Figure scripts
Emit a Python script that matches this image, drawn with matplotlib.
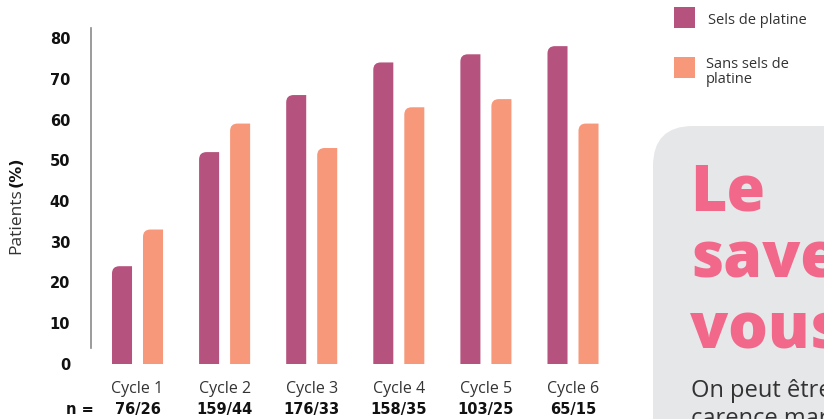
import matplotlib
matplotlib.use("Agg")
import numpy as np
import matplotlib.pyplot as plt
from matplotlib.path import Path
from matplotlib.patches import PathPatch, FancyBboxPatch

cycles = ["Cycle 1", "Cycle 2", "Cycle 3", "Cycle 4", "Cycle 5", "Cycle 6"]
n_labels = ["76/26", "159/44", "176/33", "158/35", "103/25", "65/15"]
sels = [24, 52, 66, 74, 76, 78]
sans_sels = [33, 59, 53, 63, 65, 59]
yticks = [0, 10, 20, 30, 40, 50, 60, 70, 80]

purple = "#b5527d"
orange = "#f7987a"
pink = "#f2688a"
dark = "#333333"
heavy = ['DejaVu Sans']

plt.rcParams['font.family'] = ['Open Sans', 'DejaVu Sans']

W, H = 824, 419
fig = plt.figure(figsize=(W / 100, H / 100), dpi=100)

# axes placed in pixel terms
left, right, bottom, top = 91, 640, 364, 26
ax = fig.add_axes([left / W, (H - bottom) / H, (right - left) / W, (bottom - top) / H])
ymax = (bottom - top) / 4.075
ax.set_ylim(0, ymax)
ax.set_xlim(-0.534, (right - 137.5) / 87.1)

x = np.arange(len(cycles))
bw = 0.23
off = 0.178
b1 = ax.bar(x - off, sels, bw, color=purple)
b2 = ax.bar(x + off, sans_sels, bw, color=orange)

# round top-left corner of each bar
rx, ry = 0.085, 1.8
for bars in (b1, b2):
    for r in bars:
        x0, y0, w, h = r.get_x(), r.get_y(), r.get_width(), r.get_height()
        verts = [(x0, y0), (x0 + w, y0), (x0 + w, y0 + h), (x0 + rx, y0 + h),
                 (x0, y0 + h), (x0, y0 + h - ry), (x0, y0)]
        codes = [Path.MOVETO, Path.LINETO, Path.LINETO, Path.LINETO,
                 Path.CURVE3, Path.CURVE3, Path.CLOSEPOLY]
        ax.add_patch(PathPatch(Path(verts, codes), facecolor=r.get_facecolor(), edgecolor='none'))
        r.remove()

for s in ['top', 'right', 'bottom']:
    ax.spines[s].set_visible(False)
ax.spines['left'].set_color('#8a8a8a')
ax.spines['left'].set_linewidth(1.2)
ax.spines['left'].set_bounds(4, 82.5)

ax.set_yticks(yticks)
ax.set_yticklabels([str(v) for v in yticks], fontsize=10.5, fontweight='bold',
                   family=heavy, color='#111111')
ax.tick_params(axis='y', length=0, pad=15)
ax.set_xticks(x)
ax.set_xticklabels(cycles, fontsize=11.5, color=dark)
ax.tick_params(axis='x', length=0, pad=12)

for xi, lab in zip(x, n_labels):
    ax.text(xi, -0.135, lab, transform=ax.get_xaxis_transform(), ha='center', va='center',
            fontsize=10.5, fontweight='bold', family=heavy, color='#111111')
ax.text(-0.66, -0.135, "n =", transform=ax.get_xaxis_transform(), ha='center', va='center',
        fontsize=10.5, fontweight='bold', family=heavy, color='#111111')

# y label: "Patients (%)"
fig.text(16 / W, 1 - 221 / H, "Patients", rotation=90, ha='center', va='center',
         fontsize=12.5, color=dark)
fig.text(16 / W, 1 - 172 / H, "(%)", rotation=90, ha='center', va='center',
         fontsize=11.5, fontweight='bold', family=heavy, color='#111111')

# legend
fig.patches.append(FancyBboxPatch((674 / W, 1 - 28 / H), 21 / W, 21 / H, boxstyle='square,pad=0',
                                  transform=fig.transFigure, facecolor=purple, edgecolor='none'))
fig.patches.append(FancyBboxPatch((674 / W, 1 - 78 / H), 21 / W, 21 / H, boxstyle='square,pad=0',
                                  transform=fig.transFigure, facecolor=orange, edgecolor='none'))
fig.text(708 / W, 1 - 20 / H, "Sels de platine", ha='left', va='center', fontsize=10.5, color=dark)
fig.text(706 / W, 1 - 72 / H, "Sans sels de\nplatine", ha='left', va='center', fontsize=10.5,
         color=dark, linespacing=0.95)

# grey info box (runs off the figure)
box = FancyBboxPatch((6.53, -1.0), 3.0, 2.93 + 1.0, boxstyle='round,pad=0,rounding_size=0.4',
                     transform=fig.dpi_scale_trans, facecolor='#e6e7e9', edgecolor='none',
                     clip_on=False)
fig.patches.append(box)
for line, yb in zip(["Le", "savez-", "vous ?"], [210, 278, 348]):
    fig.text(690 / W, 1 - yb / H, line, ha='left', va='baseline', fontsize=45,
             fontweight='black', color=pink)
for line, yb in zip(["On peut être en", "carence martiale"], [397, 425]):
    fig.text(691 / W, 1 - yb / H, line, ha='left', va='baseline', fontsize=17, color=dark)

fig.savefig("out.png", dpi=100)
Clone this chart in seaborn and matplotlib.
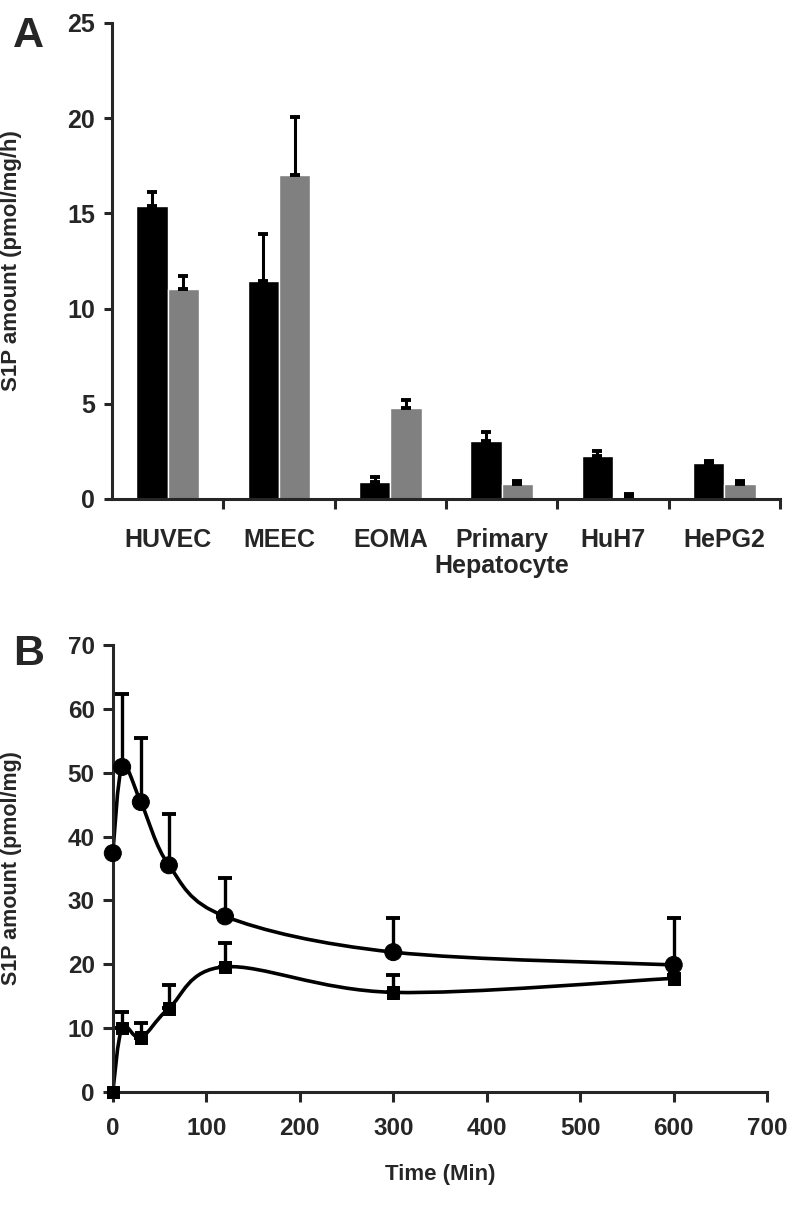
import numpy as np
import pandas as pd
import matplotlib
matplotlib.use("Agg")
import matplotlib.pyplot as plt
from matplotlib.path import Path
from matplotlib.patches import PathPatch
import seaborn as sns

# panel A data
cells = ["HUVEC", "MEEC", "EOMA", "Primary\nHepatocyte", "HuH7", "HePG2"]
black_vals = [15.4, 11.45, 0.9, 3.05, 2.25, 1.9]
black_err = [0.7, 2.45, 0.25, 0.45, 0.25, 0.1]
gray_vals = [11.05, 17.0, 4.8, 0.8, 0.1, 0.8]
gray_err = [0.65, 3.05, 0.4, 0.15, 0.15, 0.15]

# panel B data
times = [0, 10, 30, 60, 120, 300, 600]
circle_vals = [37.4, 50.9, 45.4, 35.5, 27.5, 21.9, 19.9]
circle_err = [0, 11.5, 10.0, 8.0, 6.0, 5.3, 7.3]
square_vals = [0, 10.0, 8.5, 13.1, 19.6, 15.6, 17.8]
square_err = [0, 2.6, 2.3, 3.7, 3.7, 2.7, 0.5]

sns.set_style("ticks")
plt.rcParams["font.family"] = ["Liberation Sans", "DejaVu Sans"]
plt.rcParams["font.weight"] = "bold"
plt.rcParams["axes.linewidth"] = 2.2

fig = plt.figure(figsize=(8, 12.22), dpi=100)

# ---------------- panel A ----------------
axA = fig.add_axes([0.14, 0.5917, 0.835, 0.3895])
dfA = pd.DataFrame({
    "cell": cells * 2,
    "value": black_vals + gray_vals,
    "group": ["s1"] * len(cells) + ["s2"] * len(cells),
})
sns.barplot(data=dfA, x="cell", y="value", hue="group", order=cells,
            palette=["#000000", "#808080"], width=0.56, gap=0,
            saturation=1, errorbar=None, legend=False, ax=axA)

errs = black_err + gray_err
for p, e in zip(axA.patches, errs):
    xc = p.get_x() + p.get_width() / 2
    h = p.get_height()
    axA.errorbar(xc, h, yerr=[[0], [e]], fmt="none", ecolor="black",
                 elinewidth=2.2, capsize=3.5, capthick=2.8)

axA.set_xlim(-0.5, len(cells) - 0.5)
axA.set_ylim(0, 25)
axA.set_yticks(range(0, 26, 5))
axA.set_xticks(range(len(cells)))
axA.set_xticklabels(cells, fontsize=18, fontweight="bold", linespacing=1.1)
axA.set_xticks(np.arange(0.5, len(cells), 1), minor=True)
axA.tick_params(axis="x", which="major", length=0, pad=21)
axA.tick_params(axis="x", which="minor", length=7, width=2.2, direction="out")
axA.tick_params(axis="y", length=6, width=2.2, pad=6, labelsize=18)
axA.set_xlabel("")
axA.set_ylabel("S1P amount (pmol/mg/h)", fontsize=16, fontweight="bold")
axA.yaxis.set_label_coords(-0.135, 0.5)
for lab in axA.get_yticklabels():
    lab.set_fontweight("bold")
sns.despine(ax=axA)

# ---------------- panel B ----------------
axB = fig.add_axes([0.141, 0.1064, 0.818, 0.3658])
axB.set_xlim(0, 700)
axB.set_ylim(0, 70)

dfB = pd.DataFrame({
    "time": times * 2,
    "value": circle_vals + square_vals,
    "series": ["circle"] * len(times) + ["square"] * len(times),
})


def smooth_path(xs, ys, ax):
    # Catmull-Rom style smoothed line, computed in screen-like units
    w, h = 654.0, 447.0
    x0, x1 = ax.get_xlim()
    y0, y1 = ax.get_ylim()
    u = (np.asarray(xs, float) - x0) / (x1 - x0) * w
    v = (np.asarray(ys, float) - y0) / (y1 - y0) * h
    pts = np.column_stack([u, v])
    n = len(pts)
    verts = [pts[0]]
    codes = [Path.MOVETO]
    for i in range(n - 1):
        p0 = pts[i - 1] if i > 0 else pts[i]
        p1 = pts[i]
        p2 = pts[i + 1]
        p3 = pts[i + 2] if i + 2 < n else pts[i + 1]
        c1 = p1 + (p2 - p0) / 6.0
        c2 = p2 - (p3 - p1) / 6.0
        verts += [c1, c2, p2]
        codes += [Path.CURVE4] * 3
    verts = np.array(verts)
    verts[:, 0] = verts[:, 0] / w * (x1 - x0) + x0
    verts[:, 1] = verts[:, 1] / h * (y1 - y0) + y0
    return Path(verts, codes)


for vals, errv in [(circle_vals, circle_err), (square_vals, square_err)]:
    axB.add_patch(PathPatch(smooth_path(times, vals, axB), facecolor="none",
                            edgecolor="black", lw=2.6, zorder=2))
    axB.errorbar(times, vals, yerr=[np.zeros(len(errv)), errv], fmt="none",
                 ecolor="black", elinewidth=2.4, capsize=5, capthick=2.8,
                 zorder=3)

sns.scatterplot(data=dfB, x="time", y="value", style="series",
                markers={"circle": "o", "square": "s"},
                size="series", sizes={"circle": 150, "square": 80},
                color="black", edgecolor="black", legend=False, zorder=4,
                clip_on=False, ax=axB)

axB.set_xlim(0, 700)
axB.set_ylim(0, 70)
axB.set_xticks(range(0, 701, 100))
axB.set_yticks(range(0, 71, 10))
axB.tick_params(axis="both", length=7, width=2.2, labelsize=17.5)
axB.tick_params(axis="x", pad=11)
axB.tick_params(axis="y", pad=6)
for lab in axB.get_xticklabels() + axB.get_yticklabels():
    lab.set_fontweight("bold")
axB.set_xlabel("Time (Min)", fontsize=16, fontweight="bold")
axB.xaxis.set_label_coords(0.5, -0.16)
axB.set_ylabel("S1P amount (pmol/mg)", fontsize=15.5, fontweight="bold")
axB.yaxis.set_label_coords(-0.139, 0.5)
sns.despine(ax=axB)

fig.text(0.016, 0.9615, "A", fontsize=31, fontweight="bold")
fig.text(0.016, 0.4558, "B", fontsize=31, fontweight="bold")

fig.savefig("out.png", dpi=100)
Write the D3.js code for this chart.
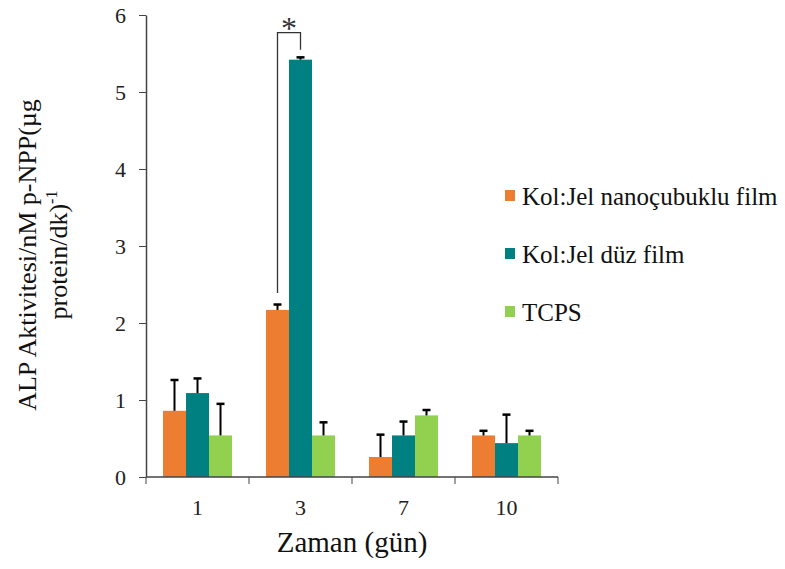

**Direction:** Skip the pictures, please, and transcribe only the lines from the beginning of the material through the one that contains "fig = plt.figure(figsize=(W".

**Task output:**
Emit a Python script that matches this image, drawn with matplotlib.
import matplotlib
matplotlib.use("Agg")
import numpy as np
import matplotlib.pyplot as plt
from matplotlib.path import Path
from matplotlib.patches import PathPatch, FancyBboxPatch

cycles = ["Cycle 1", "Cycle 2", "Cycle 3", "Cycle 4", "Cycle 5", "Cycle 6"]
n_labels = ["76/26", "159/44", "176/33", "158/35", "103/25", "65/15"]
sels = [24, 52, 66, 74, 76, 78]
sans_sels = [33, 59, 53, 63, 65, 59]
yticks = [0, 10, 20, 30, 40, 50, 60, 70, 80]

purple = "#b5527d"
orange = "#f7987a"
pink = "#f2688a"
dark = "#333333"
heavy = ['DejaVu Sans']

plt.rcParams['font.family'] = ['Open Sans', 'DejaVu Sans']

W, H = 824, 419
fig = plt.figure(figsize=(W / 100, H / 100), dpi=100)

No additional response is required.